IL PROGRESSO BISOGNA «SAPERLO PRENDERE»
Big data! Una intelligenza artificiale frutto della moderna tecnologia che contiene, dati, sintomi, tutte le cure, le informazioni possibili e immaginabili per ogni situazione, da applicare ai singoli casi e fornire al medico, in tempo reale, la migliore soluzione.
Una vera rivoluzione che irrompe nella professione medica fino a ieri ancorata al metodo clinico, che vedeva nella osservazione personalizzata del malato il punto di partenza del ragionamento per formulare ipotesi, arrivare a una diagnosi e proporre delle soluzioni. Una novità enorme che mette in crisi il lavoro del medico indotto a interrogarsi sulla sua utilità visto che basterà inserire nel “cervellone” dei dati, schiacciare un bottone e come al bancomat avere una ricevuta con la risposta. Big data è comunque “progresso” e non può essere demonizzato, pur tenendo conto delle trasformazioni che provocherà nel rapporto medico-paziente. Il progresso non si può fermare: ci si deve “inserire” nella novità e “visitarla” come nuova modalità di crescita professionale.

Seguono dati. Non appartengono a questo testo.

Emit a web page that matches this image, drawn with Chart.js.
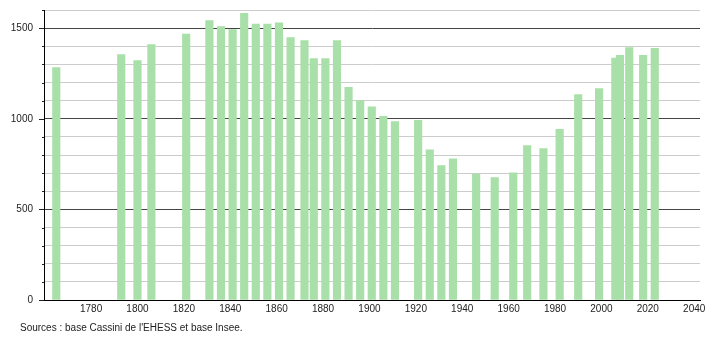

Del resto a partire dagli anni 50 le trasformazioni sono state enormi e il medico è sempre stato in grado di utilizzarle al meglio da protagonista e non da spettatore. Se una volta la diagnosi di un’affezione polmonare la faceva con la semeiotica, successivamente ha fatto proprie tutte le novità che la tecnica man mano gli offriva (Tac, risonanza, Pet, ecografia e chi più ne ha ne metta!).
E dunque il Big data va visto come parte di una nuova metodologia in cui comunque il malato resta centrale.
Da lui andranno estratte le informazioni da inserire nel “cervellone” e dovrà essere chi lo visita a leggere le risposte e valutarne la applicabilità. Certo l’intelligenza artificiale avrà una quantità di dati superiore al sapere individuale ma il colloquio, l’osservazione del malato e la visita saranno sempre imprescindibili. La macchina non sarà mai in grado di rilevare casi di serendipità ( coperte occasionali) che da Ippocrate a oggi hanno costellato la storia della medicina (penicillina e raggi X sono classici esempi che si citano, ma ve ne sono molti altri) e che nascono solo da una medicina davvero personalizzata.
Queste novità tecnologiche non indeboliscono il valore del clinico che confronta i suoi dati con quelli della macchina e la usa come strumento di apprendimento, di crescita e di verifica del proprio sapere. Il Big data non fa paura, bisogna sapere come prenderlo!